*Work to do*:
Reproduce all of the material exactly as shown.

*Data provided*:
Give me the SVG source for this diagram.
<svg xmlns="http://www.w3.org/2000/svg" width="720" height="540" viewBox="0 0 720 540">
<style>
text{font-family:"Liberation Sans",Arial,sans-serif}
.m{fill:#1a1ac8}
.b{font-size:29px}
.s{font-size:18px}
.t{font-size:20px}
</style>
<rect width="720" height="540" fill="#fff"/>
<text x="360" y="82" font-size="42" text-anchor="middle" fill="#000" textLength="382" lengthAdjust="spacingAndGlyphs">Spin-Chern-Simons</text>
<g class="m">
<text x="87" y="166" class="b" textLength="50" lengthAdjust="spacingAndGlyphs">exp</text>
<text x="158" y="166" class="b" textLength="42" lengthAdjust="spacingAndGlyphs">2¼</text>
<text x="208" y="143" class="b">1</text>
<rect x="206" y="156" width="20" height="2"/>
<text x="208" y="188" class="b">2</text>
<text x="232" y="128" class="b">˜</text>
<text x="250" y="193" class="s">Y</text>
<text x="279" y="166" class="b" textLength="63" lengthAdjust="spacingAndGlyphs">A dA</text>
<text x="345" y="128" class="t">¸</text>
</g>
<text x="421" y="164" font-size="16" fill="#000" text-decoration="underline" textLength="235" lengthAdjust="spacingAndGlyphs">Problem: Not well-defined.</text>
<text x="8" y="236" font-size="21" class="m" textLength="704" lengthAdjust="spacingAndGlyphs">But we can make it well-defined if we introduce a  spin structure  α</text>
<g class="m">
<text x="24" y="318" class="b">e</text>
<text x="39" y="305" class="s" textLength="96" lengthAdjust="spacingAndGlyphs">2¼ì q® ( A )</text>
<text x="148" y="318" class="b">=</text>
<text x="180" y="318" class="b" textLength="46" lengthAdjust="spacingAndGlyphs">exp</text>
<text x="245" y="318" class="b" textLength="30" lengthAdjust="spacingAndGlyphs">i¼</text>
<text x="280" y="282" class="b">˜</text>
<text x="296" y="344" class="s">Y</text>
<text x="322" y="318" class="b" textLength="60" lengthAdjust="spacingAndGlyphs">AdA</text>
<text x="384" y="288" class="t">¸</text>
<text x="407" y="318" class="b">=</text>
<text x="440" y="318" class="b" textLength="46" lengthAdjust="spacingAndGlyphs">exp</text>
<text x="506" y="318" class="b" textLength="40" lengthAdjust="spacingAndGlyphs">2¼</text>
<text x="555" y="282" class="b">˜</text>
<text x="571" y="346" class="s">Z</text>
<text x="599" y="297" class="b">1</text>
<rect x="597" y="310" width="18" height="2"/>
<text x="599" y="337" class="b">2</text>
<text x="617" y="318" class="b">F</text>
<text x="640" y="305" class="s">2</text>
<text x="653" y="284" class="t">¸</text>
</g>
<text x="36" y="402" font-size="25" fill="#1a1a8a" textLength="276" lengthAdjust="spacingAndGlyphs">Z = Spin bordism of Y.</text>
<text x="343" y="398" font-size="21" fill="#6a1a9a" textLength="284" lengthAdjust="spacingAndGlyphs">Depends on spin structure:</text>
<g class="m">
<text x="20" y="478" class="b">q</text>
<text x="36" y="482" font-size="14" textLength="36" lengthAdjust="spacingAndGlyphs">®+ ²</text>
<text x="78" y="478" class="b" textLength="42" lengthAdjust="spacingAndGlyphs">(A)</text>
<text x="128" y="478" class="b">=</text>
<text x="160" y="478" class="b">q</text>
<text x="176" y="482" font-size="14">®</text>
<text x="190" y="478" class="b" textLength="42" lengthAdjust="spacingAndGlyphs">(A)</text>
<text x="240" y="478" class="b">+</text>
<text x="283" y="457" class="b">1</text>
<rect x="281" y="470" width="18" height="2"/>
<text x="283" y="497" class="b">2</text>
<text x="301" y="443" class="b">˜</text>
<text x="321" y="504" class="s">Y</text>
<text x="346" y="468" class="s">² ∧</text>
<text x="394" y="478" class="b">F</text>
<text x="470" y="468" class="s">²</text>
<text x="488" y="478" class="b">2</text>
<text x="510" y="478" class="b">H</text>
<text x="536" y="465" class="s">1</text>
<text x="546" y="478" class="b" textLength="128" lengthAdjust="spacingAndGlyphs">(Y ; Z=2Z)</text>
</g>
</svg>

*Written solution*:
Give me the SVG source for this diagram.
<svg xmlns="http://www.w3.org/2000/svg" width="720" height="540" viewBox="0 0 720 540">
<style>
text{font-family:"Liberation Sans",Arial,sans-serif}
.m{fill:#1a1ac8}
.b{font-size:29px}
.s{font-size:18px}
.t{font-size:20px}
</style>
<rect width="720" height="540" fill="#fff"/>
<text x="360" y="82" font-size="42" text-anchor="middle" fill="#000" textLength="382" lengthAdjust="spacingAndGlyphs">Spin-Chern-Simons</text>
<g class="m">
<text x="87" y="166" class="b" textLength="50" lengthAdjust="spacingAndGlyphs">exp</text>
<text x="158" y="166" class="b" textLength="42" lengthAdjust="spacingAndGlyphs">2¼</text>
<text x="208" y="143" class="b">1</text>
<rect x="206" y="156" width="20" height="2"/>
<text x="208" y="188" class="b">2</text>
<text x="232" y="128" class="b">˜</text>
<text x="250" y="193" class="s">Y</text>
<text x="279" y="166" class="b" textLength="63" lengthAdjust="spacingAndGlyphs">A dA</text>
<text x="345" y="128" class="t">¸</text>
</g>
<text x="421" y="164" font-size="16" fill="#000" text-decoration="underline" textLength="235" lengthAdjust="spacingAndGlyphs">Problem: Not well-defined.</text>
<text x="8" y="236" font-size="21" class="m" textLength="704" lengthAdjust="spacingAndGlyphs">But we can make it well-defined if we introduce a  spin structure  α</text>
<g class="m">
<text x="24" y="318" class="b">e</text>
<text x="39" y="305" class="s" textLength="96" lengthAdjust="spacingAndGlyphs">2¼ì q® ( A )</text>
<text x="148" y="318" class="b">=</text>
<text x="180" y="318" class="b" textLength="46" lengthAdjust="spacingAndGlyphs">exp</text>
<text x="245" y="318" class="b" textLength="30" lengthAdjust="spacingAndGlyphs">i¼</text>
<text x="280" y="282" class="b">˜</text>
<text x="296" y="344" class="s">Y</text>
<text x="322" y="318" class="b" textLength="60" lengthAdjust="spacingAndGlyphs">AdA</text>
<text x="384" y="288" class="t">¸</text>
<text x="407" y="318" class="b">=</text>
<text x="440" y="318" class="b" textLength="46" lengthAdjust="spacingAndGlyphs">exp</text>
<text x="506" y="318" class="b" textLength="40" lengthAdjust="spacingAndGlyphs">2¼</text>
<text x="555" y="282" class="b">˜</text>
<text x="571" y="346" class="s">Z</text>
<text x="599" y="297" class="b">1</text>
<rect x="597" y="310" width="18" height="2"/>
<text x="599" y="337" class="b">2</text>
<text x="617" y="318" class="b">F</text>
<text x="640" y="305" class="s">2</text>
<text x="653" y="284" class="t">¸</text>
</g>
<text x="36" y="402" font-size="25" fill="#1a1a8a" textLength="276" lengthAdjust="spacingAndGlyphs">Z = Spin bordism of Y.</text>
<text x="343" y="398" font-size="21" fill="#6a1a9a" textLength="284" lengthAdjust="spacingAndGlyphs">Depends on spin structure:</text>
<g class="m">
<text x="20" y="478" class="b">q</text>
<text x="36" y="482" font-size="14" textLength="36" lengthAdjust="spacingAndGlyphs">®+ ²</text>
<text x="78" y="478" class="b" textLength="42" lengthAdjust="spacingAndGlyphs">(A)</text>
<text x="128" y="478" class="b">=</text>
<text x="160" y="478" class="b">q</text>
<text x="176" y="482" font-size="14">®</text>
<text x="190" y="478" class="b" textLength="42" lengthAdjust="spacingAndGlyphs">(A)</text>
<text x="240" y="478" class="b">+</text>
<text x="283" y="457" class="b">1</text>
<rect x="281" y="470" width="18" height="2"/>
<text x="283" y="497" class="b">2</text>
<text x="301" y="443" class="b">˜</text>
<text x="321" y="504" class="s">Y</text>
<text x="346" y="468" class="s">² ∧</text>
<text x="394" y="478" class="b">F</text>
<text x="470" y="468" class="s">²</text>
<text x="488" y="478" class="b">2</text>
<text x="510" y="478" class="b">H</text>
<text x="536" y="465" class="s">1</text>
<text x="546" y="478" class="b" textLength="128" lengthAdjust="spacingAndGlyphs">(Y ; Z=2Z)</text>
</g>
</svg>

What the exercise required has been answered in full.